It’s not about you: Strategies to stop taking things personally

A client of mine needed to break up with a friend who was also a vendor.

The vendor friend had been managing the design of her website, but the website never worked the way it should.

She knew she needed to call it quits with him, but she feared the worst. Will he resent me? Will this damage our friendship?

Another client came to our session with a look of worry. She had just a missed call from a partner and vendor she’d been doing some work for. Something’s wrong, she thought. I must have messed up.

My clients aren’t alone, are they? We tell ourselves these stories all of the time. It’s called personalizing, meaning we’re assuming personal responsibility for outcomes and situations we usually have little control over.

The problem? Quite simply: Personalizing adds undue stress to our lives.

The truth about personalizing is that it can give us a false sense of control or make us feel more important to an end result than we actually are. Because we’re all the center of our own worlds, it’s easy to conflate outside circumstances with personal duty.

But in reality, we often don’t know why people do what they do.
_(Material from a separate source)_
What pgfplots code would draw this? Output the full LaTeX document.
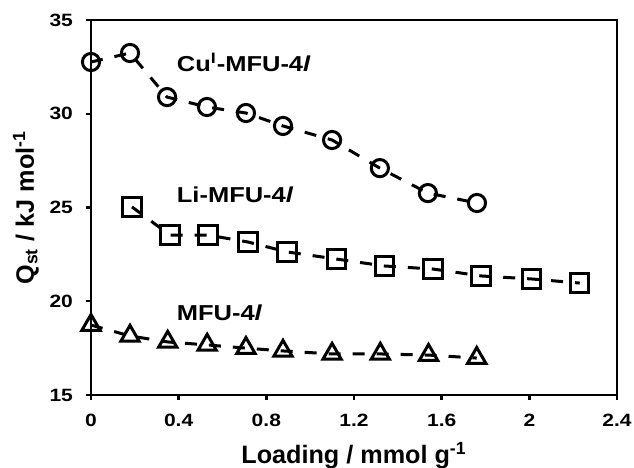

Maybe you didn’t get the job because they decided to hire from within instead. Perhaps your friend didn’t call because a family member fell ill.

In any case, it’s often not about you. Let that sink in.

In the examples above, my clients actually didn’t know if the stories they were telling themselves would end up being true because they hadn’t yet acted. So I encouraged them to flip the script.

In the first instance, I asked her to consider an alternative. Maybe the vendor would be relieved because he’s overloaded with work and had been taking the website on as a favor. What if breaking up with him actually saves the friendship rather than destroying it?

For the second, I encouraged her to think about past missed calls. How many of those were actually because of something she’d done wrong? How many were simply to ask a harmless question—or even offer a word of praise?

In both cases, the outcomes were positive. The friendship remained intact for the first client, and for the second, the conversation was straightforward.

Don’t buy into the idea that your connection with every experience needs to be a personal one.

Shift your perspective to one of simple observation, and learn to acknowledge and appreciate that distance.